New standards for cannabis microbusiness licenses were created. This will give smaller operators and producers more choices when it comes to locations. Councilor Lan Sena sponsored the idea and said it is to promote more equity and give the little producers a chance to succeed.
There were other changes not related to cannabis in the annual IDO update. The most important was not approving an amendment to limit the number of beds a shelter can have to help our homeless neighbors. Councilor Pat Davis proposed limiting the number of beds from 10 up to 100 based on the site’s zoning. There has not been a limit in the number of beds a shelter can have in the IDO. The issue of shelter beds, and “not in my neighborhood,” came about after the city purchased the old Lovelace Hospital on Gibson Boulevard to use as a possible up-to-175-bed shelter and social service hub for our homeless neighbors. This is in Davis’ district, and many residents were not happy with the plans. But Davis stood alone as the vote failed on a 1-8 tally.
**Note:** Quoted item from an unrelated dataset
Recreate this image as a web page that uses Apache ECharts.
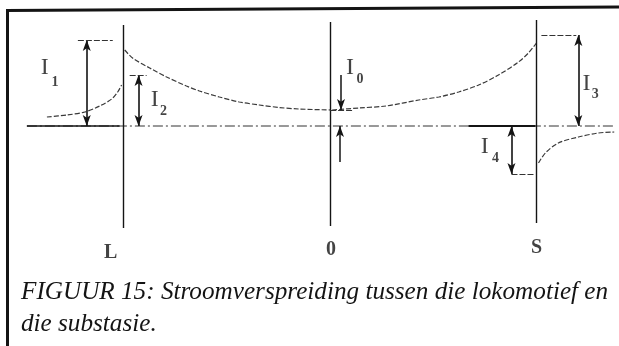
<!DOCTYPE html>
<html>
<head>
<meta charset="utf-8">
<script src="https://cdn.jsdelivr.net/npm/echarts@6/dist/echarts.min.js"></script>
<style>
  html, body { margin: 0; padding: 0; background: #fff; }
  #chart { width: 619px; height: 346px; }
</style>
</head>
<body>
<div id="chart"></div>
<script>
// Track positions: L = locomotive, 0 = midpoint, S = substation
const stationNames = ['L', '0', 'S'];
const stationPos = [0, 1, 2];
const stationTop = [10.1, 10.4, 10.6];
const stationBottom = [-10.2, -10.0, -9.7];

// Rail current, relative units, zero = reference level  [position, current]
const curveBehindL = [[-0.372, 0.9], [-0.275, 1.1], [-0.188, 1.4], [-0.116, 2.0], [-0.058, 2.7], [-0.029, 3.4], [-0.010, 4.1]];
const curveLto0 = [[0.005, 7.6], [0.043, 6.8], [0.126, 5.8], [0.208, 4.9], [0.304, 4.0], [0.367, 3.5], [0.464, 2.9],
                   [0.560, 2.4], [0.657, 2.1], [0.754, 1.85], [0.850, 1.7], [1.0, 1.6]];
const curve0toS = [[1.010, 1.6], [1.140, 1.8], [1.271, 2.0], [1.430, 2.6], [1.527, 2.9], [1.623, 3.4], [1.720, 4.1],
                   [1.816, 5.1], [1.913, 6.4], [1.961, 7.3], [2.0, 8.3]];
const curveBeyondS = [[2.010, -3.7], [2.043, -2.7], [2.106, -1.7], [2.203, -1.1], [2.300, -0.7], [2.377, -0.6]];

// Reference level extent
const referenceFrom = -0.469;
const referenceTo = 2.372;

// Dimension arrows: name, position, from, to
const dimNames = ['I1', 'I2', 'I3', 'I4'];
const dimPos = [-0.179, 0.072, 2.203, 1.879];
const dimFrom = [0, 0, 0, 0];
const dimTo = [8.6, 5.1, 9.1, -4.8];

// Short extension lines marking the arrow ends: [from, to, level]
const extFrom = [-0.222, 0.029, 2.024, 1.879, 1.0];
const extTo = [-0.053, 0.111, 2.193, 1.995, 1.116];
const extLevel = [8.6, 5.1, 9.1, -4.8, 1.6];

// I0 pointer arrows (one from above, one from below)
const i0Pos = [1.053, 1.048];
const i0From = [5.1, -3.6];
const i0To = [1.6, 0];

// Current labels: letter anchor and subscript anchor
const labelSubs = ['1', '2', '0', '3', '4'];
const labelI = [[-0.382, 5.8], [0.150, 2.6], [1.097, 5.8], [2.242, 4.2], [1.749, -2.1]];
const labelSub = [[-0.333, 4.4], [0.193, 1.5], [1.145, 4.7], [2.285, 3.2], [1.802, -3.2]];

const caption = 'FIGUUR 15: Stroomverspreiding tussen die lokomotief en\ndie substasie.';

const ink = '#141414';
const serif = 'Liberation Serif';

const chart = echarts.init(document.getElementById('chart'), null, { renderer: 'canvas' });

function curveSeries(data) {
  return {
    type: 'line', data: data, smooth: 0.3, showSymbol: false, silent: true,
    lineStyle: { color: '#3a3a3a', width: 1.2, type: [5, 2] }
  };
}

const stationLines = stationPos.map((p, i) => [
  { coord: [p, stationBottom[i]] }, { coord: [p, stationTop[i]] }
]);
const dimLines = dimPos.map((p, i) => [
  { coord: [p, dimFrom[i]] }, { coord: [p, dimTo[i]] }
]);
const extLines = extFrom.map((f, i) => [
  { coord: [f, extLevel[i]] }, { coord: [extTo[i], extLevel[i]] }
]);
const i0Lines = i0Pos.map((p, i) => [
  { coord: [p, i0From[i]] }, { coord: [p, i0To[i]] }
]);

const stationLabelOffset = [-0.063, 0.005, 0.0];
const stationLabelLevel = [-12.7, -12.4, -12.2];

function textSeries(points, texts, font) {
  return {
    type: 'scatter', silent: true, symbolSize: 1,
    itemStyle: { color: 'transparent' },
    data: points.map((pt, i) => ({ value: pt, name: texts[i] })),
    label: {
      show: true, position: 'inside', formatter: p => p.name,
      color: ink, fontFamily: serif, fontSize: font.size, fontWeight: font.weight
    }
  };
}

const option = {
  animation: false,
  backgroundColor: '#fff',
  title: {
    text: caption, left: 16, top: 271,
    textStyle: {
      fontFamily: serif, fontStyle: 'italic', fontWeight: 'normal',
      fontSize: 25.2, lineHeight: 32, color: ink
    }
  },
  graphic: [
    { type: 'line', shape: { x1: 7.5, y1: 9, x2: 7.5, y2: 346 }, style: { stroke: ink, lineWidth: 3 } },
    { type: 'line', shape: { x1: 6, y1: 10.5, x2: 619, y2: 7 }, style: { stroke: ink, lineWidth: 3 } }
  ],
  grid: { left: 20.5, top: 6, width: 600.3, height: 340 },
  xAxis: { type: 'value', min: -0.5, max: 2.4, show: false },
  yAxis: { type: 'value', min: -22, max: 12, show: false },
  series: [
    // reference level
    {
      type: 'line', silent: true, showSymbol: false,
      data: [[referenceFrom, 0], [referenceTo, 0]],
      lineStyle: { color: '#333', width: 1, type: [10, 3, 2, 3] }
    },
    {
      type: 'line', silent: true, showSymbol: false,
      data: [[referenceFrom, 0], [-0.02, 0]],
      lineStyle: { color: ink, width: 1.4 }
    },
    {
      type: 'line', silent: true, showSymbol: false,
      data: [[1.671, 0], [1.995, 0]],
      lineStyle: { color: ink, width: 2 }
    },
    curveSeries(curveBehindL),
    curveSeries(curveLto0),
    curveSeries(curve0toS),
    curveSeries(curveBeyondS),
    // station verticals, dimension arrows and extension lines
    {
      type: 'line', data: [], silent: true,
      markLine: {
        silent: true, symbol: ['none', 'none'], label: { show: false },
        lineStyle: { color: ink, width: 1.4, type: 'solid' },
        data: stationLines
      }
    },
    {
      type: 'line', data: [], silent: true,
      markLine: {
        silent: true, symbol: ['arrow', 'arrow'], symbolSize: [6, 11], label: { show: false },
        lineStyle: { color: ink, width: 1.6, type: 'solid' },
        data: dimLines
      }
    },
    {
      type: 'line', data: [], silent: true,
      markLine: {
        silent: true, symbol: ['none', 'arrow'], symbolSize: [6, 11], label: { show: false },
        lineStyle: { color: ink, width: 1.5, type: 'solid' },
        data: i0Lines
      }
    },
    {
      type: 'line', data: [], silent: true,
      markLine: {
        silent: true, symbol: ['none', 'none'], label: { show: false },
        lineStyle: { color: '#333', width: 1.2, type: [6, 2] },
        data: extLines
      }
    },
    textSeries(labelI, labelI.map(() => 'I'), { size: 24, weight: 'normal' }),
    textSeries(labelSub, labelSubs, { size: 14, weight: 'bold' }),
    textSeries(stationPos.map((p, i) => [p + stationLabelOffset[i], stationLabelLevel[i]]), stationNames,
               { size: 20, weight: 'bold' })
  ]
};

chart.setOption(option);
</script>
</body>
</html>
The overall IDO changes were approved on a 6-3 vote with Councilors Lan Sena, Klarissa Peña and Cynthia Borrego losing some fans when they surprisingly voted against it, saying it was steamrolling people of color and rushing through important decisions about cannabis.
The next meeting of the City Council is set for a Zoom meeting at 3pm, Monday, August 2. Watch it at GOV-TV at cabq.gov or on Comcast Cable Channel 16 or on the city’s YouTube channel.